The Victorian Society is seeking nominations for its 2021 Top Ten Endangered Buildings Campaign. The annual event highlights buildings that are in dire need of repairs or are at risk of being lost completely.
image: Victorian Society website
…Buildings included in previous years’ lists have already seen new funding…
The Victorian Society writes:
How to nominate
Join the campaign to save our heritage nominate a building or structure that deserves some much-needed public attention by emailing email@example.com with details of when the building was built, its location, why the building should be included in our campaign.

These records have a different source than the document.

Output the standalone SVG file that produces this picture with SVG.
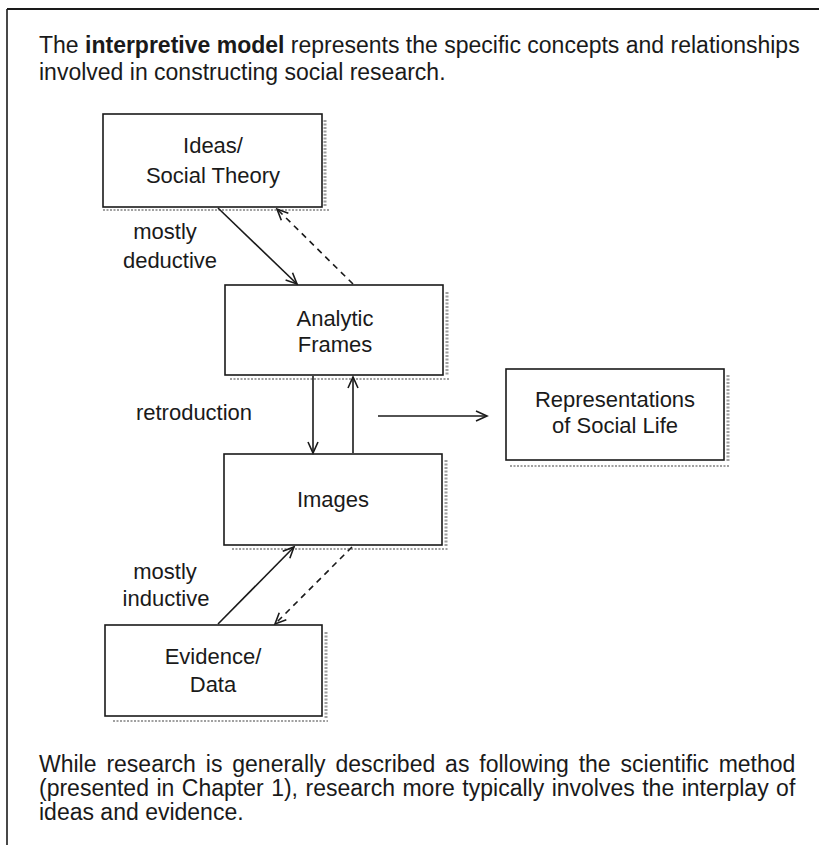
<svg xmlns="http://www.w3.org/2000/svg" width="819" height="845" viewBox="0 0 819 845">
<style>
.box{fill:#fff;stroke:#1a1a1a;stroke-width:1.6}
.sh{stroke:#a0a0a0;stroke-dasharray:2 1.5;fill:none}
.shv{stroke-width:3}
.shh{stroke-width:2}
.lbl{font-family:"Liberation Sans",Arial,sans-serif;font-size:22px;fill:#1a1a1a;text-anchor:middle}
.body{font-family:"Liberation Sans",Arial,sans-serif;font-size:23px;fill:#1a1a1a}
.c{stroke:#1a1a1a;stroke-width:1.6;fill:none}
.d{stroke-dasharray:6 5}
</style>
<defs>
<marker id="ah" markerWidth="14" markerHeight="14" refX="12" refY="7" orient="auto" markerUnits="userSpaceOnUse">
<path d="M1,2 L12,7 L1,12" fill="none" stroke="#1a1a1a" stroke-width="1.6"/>
</marker>
</defs>
<rect width="819" height="845" fill="#fff"/>
<g id="frame">
<line x1="7" y1="9" x2="819" y2="9" stroke="#1a1a1a" stroke-width="2"/>
<line x1="7" y1="9" x2="7" y2="845" stroke="#1a1a1a" stroke-width="1.6"/>
</g>
<g id="title">
<text class="body" x="39" y="53">The <tspan font-weight="bold">interpretive model</tspan> represents the specific concepts and relationships</text>
<text class="body" x="39" y="80">involved in constructing social research.</text>
</g>
<g id="node-ideas">
<line class="sh shv" x1="325" y1="120" x2="325" y2="206"/>
<line class="sh shh" x1="103" y1="210" x2="330" y2="210"/>
<rect class="box" x="103" y="114" width="219" height="93"/>
<text class="lbl" x="213" y="153">Ideas/</text>
<text class="lbl" x="213" y="183">Social Theory</text>
</g>
<g id="node-analytic">
<line class="sh shv" x1="447" y1="292" x2="447" y2="376"/>
<line class="sh shh" x1="230" y1="379" x2="449" y2="379"/>
<rect class="box" x="225" y="285" width="218" height="90"/>
<text class="lbl" x="335" y="326">Analytic</text>
<text class="lbl" x="335" y="352">Frames</text>
</g>
<g id="node-representations">
<line class="sh shv" x1="728" y1="375" x2="728" y2="462"/>
<line class="sh shh" x1="510" y1="466" x2="730" y2="466"/>
<rect class="box" x="506" y="369" width="218" height="91"/>
<text class="lbl" x="615" y="407">Representations</text>
<text class="lbl" x="615" y="433">of Social Life</text>
</g>
<g id="node-images">
<line class="sh shv" x1="446" y1="460" x2="446" y2="547"/>
<line class="sh shh" x1="232" y1="549" x2="448" y2="549"/>
<rect class="box" x="224" y="454" width="218" height="91"/>
<text class="lbl" x="333" y="507">Images</text>
</g>
<g id="node-evidence">
<line class="sh shv" x1="326" y1="632" x2="326" y2="718"/>
<line class="sh shh" x1="113" y1="721" x2="328" y2="721"/>
<rect class="box" x="105" y="625" width="217" height="91"/>
<text class="lbl" x="213" y="664">Evidence/</text>
<text class="lbl" x="213" y="692">Data</text>
</g>
<g id="connectors">
<line class="c" x1="218" y1="208" x2="297" y2="284" marker-end="url(#ah)"/>
<line class="c d" x1="353" y1="284" x2="277" y2="209" marker-end="url(#ah)"/>
<line class="c" x1="313" y1="376" x2="313" y2="453" marker-end="url(#ah)"/>
<line class="c" x1="353" y1="453" x2="353" y2="377" marker-end="url(#ah)"/>
<line class="c" x1="378" y1="416" x2="487" y2="416" marker-end="url(#ah)"/>
<line class="c" x1="218" y1="624" x2="294" y2="547" marker-end="url(#ah)"/>
<line class="c d" x1="352" y1="547" x2="275" y2="624" marker-end="url(#ah)"/>
</g>
<g id="edge-labels">
<text class="lbl" x="165" y="239">mostly</text>
<text class="lbl" x="170" y="268">deductive</text>
<text class="lbl" x="194" y="420">retroduction</text>
<text class="lbl" x="165" y="579">mostly</text>
<text class="lbl" x="166" y="606">inductive</text>
</g>
<g id="caption">
<text class="body" x="39" y="772" word-spacing="3.5">While research is generally described as following the scientific method</text>
<text class="body" x="39" y="796" word-spacing="1.1">(presented in Chapter 1), research more typically involves the interplay of</text>
<text class="body" x="39" y="820">ideas and evidence.</text>
</g>
</svg>
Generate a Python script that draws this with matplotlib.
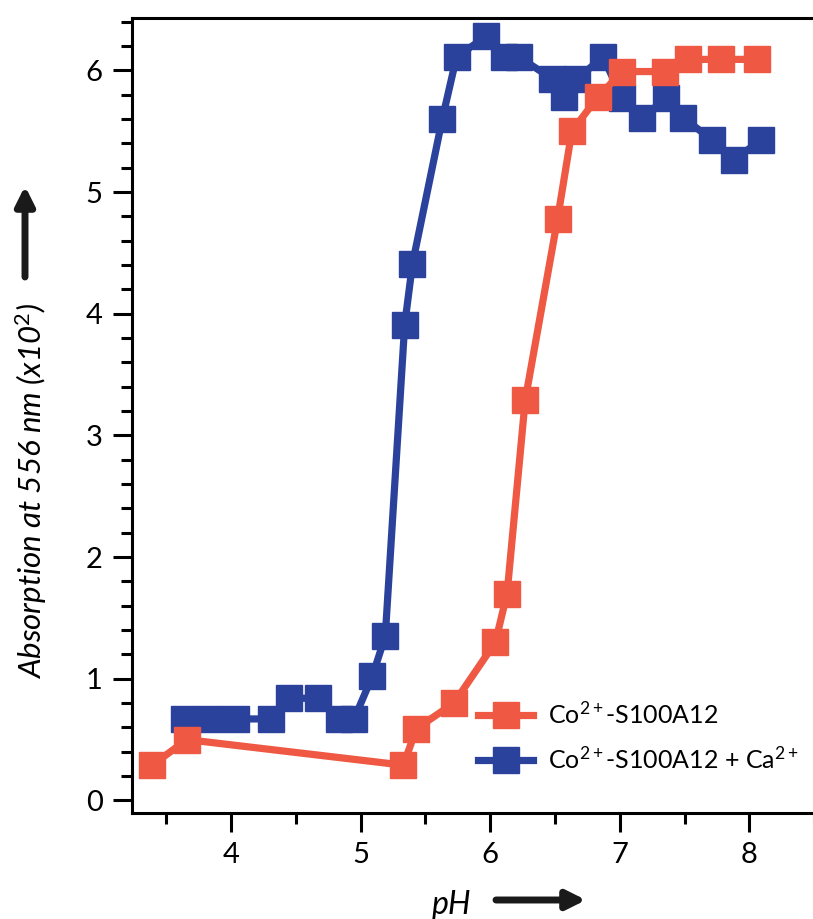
import numpy as np
import matplotlib
matplotlib.use('Agg')
import matplotlib.pyplot as plt
from matplotlib.ticker import MultipleLocator

plt.rcParams['font.family'] = ['Lato', 'DejaVu Sans']
plt.rcParams['mathtext.fontset'] = 'custom'
plt.rcParams['mathtext.rm'] = 'Lato'
plt.rcParams['mathtext.it'] = 'Lato:italic'
plt.rcParams['mathtext.bf'] = 'Lato:bold'

# Co2+-S100A12
ph_co = [3.39, 3.66, 5.33, 5.43, 5.72, 6.04, 6.13, 6.27, 6.52, 6.63, 6.83,
         7.02, 7.35, 7.53, 7.78, 8.06]
abs_co = [0.29, 0.50, 0.29, 0.59, 0.80, 1.30, 1.70, 3.29, 4.78, 5.50, 5.78,
          5.99, 5.99, 6.09, 6.09, 6.09]

# Co2+-S100A12 + Ca2+
ph_ca = [3.64, 3.84, 4.04, 4.31, 4.45, 4.67, 4.83, 4.95, 5.09, 5.19, 5.34,
         5.40, 5.63, 5.74, 5.97, 6.11, 6.22, 6.48, 6.57, 6.67, 6.87, 7.02,
         7.17, 7.36, 7.49, 7.71, 7.88, 8.09]
abs_ca = [0.67, 0.67, 0.67, 0.67, 0.84, 0.84, 0.67, 0.67, 1.02, 1.35, 3.91,
          4.41, 5.60, 6.11, 6.28, 6.11, 6.11, 5.93, 5.78, 5.93, 6.11, 5.77,
          5.61, 5.77, 5.61, 5.43, 5.26, 5.43]

labels = ['Co$^{2+}$-S100A12', 'Co$^{2+}$-S100A12 + Ca$^{2+}$']
red = '#EF5944'
blue = '#2B429C'

W, H = 813, 919
fig = plt.figure(figsize=(W / 100, H / 100), dpi=100)
ax = fig.add_axes([131.7 / W, 1 - 813 / H, (827.1 - 131.7) / W, (813 - 18) / H])

ax.plot(ph_ca, abs_ca, '-s', color=blue, lw=5.2, ms=19, label=labels[1], zorder=2)
ax.plot(ph_co, abs_co, '-s', color=red, lw=5.2, ms=19, label=labels[0], zorder=3)

ax.set_xlim(3.233, 8.6)
ax.set_ylim(-0.103, 6.43)
ax.set_xticks([4, 5, 6, 7, 8])
ax.set_yticks([0, 1, 2, 3, 4, 5, 6])
ax.xaxis.set_minor_locator(MultipleLocator(0.5))
ax.yaxis.set_minor_locator(MultipleLocator(0.2))
ax.tick_params(which='major', direction='out', length=14, width=2.2,
               labelsize=21, pad=7)
ax.tick_params(which='minor', direction='out', length=8, width=2.2)
ax.spines['right'].set_visible(False)
for s in ['left', 'bottom', 'top']:
    ax.spines[s].set_linewidth(2.2)

h, l = ax.get_legend_handles_labels()
ax.legend(h[::-1], l[::-1], loc='center left',
          bbox_to_anchor=(478 / W, 1 - 737 / H), bbox_transform=fig.transFigure,
          frameon=False, borderpad=0, borderaxespad=0, fontsize=18,
          handlelength=2.2, handletextpad=0.6, labelspacing=0.75)

# axis labels with arrows
fig.text(31 / W, 1 - 491 / H, 'Absorption at 556 nm (x10$^{2}$)', rotation=90,
         ha='center', va='center', style='italic', fontsize=22.5)
fig.text(452 / W, 1 - 905 / H, 'pH', ha='center', va='center',
         style='italic', fontsize=23)
arrow = dict(arrowstyle='-|>', lw=5, mutation_scale=28, color='#1a1a1a',
             shrinkA=0, shrinkB=0)
ax.annotate('', xy=(25 / W, 1 - 186 / H), xytext=(25 / W, 1 - 277 / H),
            xycoords='figure fraction', textcoords='figure fraction',
            arrowprops=arrow)
ax.annotate('', xy=(586 / W, 1 - 900 / H), xytext=(496 / W, 1 - 900 / H),
            xycoords='figure fraction', textcoords='figure fraction',
            arrowprops=arrow)

plt.savefig('out.png', dpi=100)
plt.close()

Nominated buildings or structures must be in England and Wales and built between 1837 and 1914, Listed buildings are more likely to make the Top Ten, and the closing date for nominations is Friday 15th October at midnight.
With the UK hosting COP26 in November this year, The Top Ten Campaign also raises awareness on how heritage conservation can play a significant role in combatting the causes of climate change.
Restoration and reuse of our historic buildings reduces waste, and carbon emissions. A third of the UK’s waste output comes from construction and demolition. Restoring and updating historic buildings reduces operational carbon emissions (carbon emissions created from the day-to-day use of the property such heating, lighting, maintenance) by up to 84 per cent.
Griff Rhys Jones, President of the Victorian Society said: “After 18 months of a Covid crisis which has seen shops and offices close, the Top Ten Campaign is more important than ever to bring heritage and conservation back into public discussion and continue the fight to find new uses to save our endangered historic buildings.”
“Ninety nine per cent of people who live in England and Wales live less than a mile away from a listed heritage site. Preserving our heritage not only improves the places where we live, it also helps to combat the wider climate emergency. Compared to refurbishing a traditional Victorian terrace property, a new building of the same size produces up to 13 times more embodied carbon.”
As opposed to operational carbon, embodied carbon is the CO2 associated with the entire construction process, including transport, production of building materials, and energy use.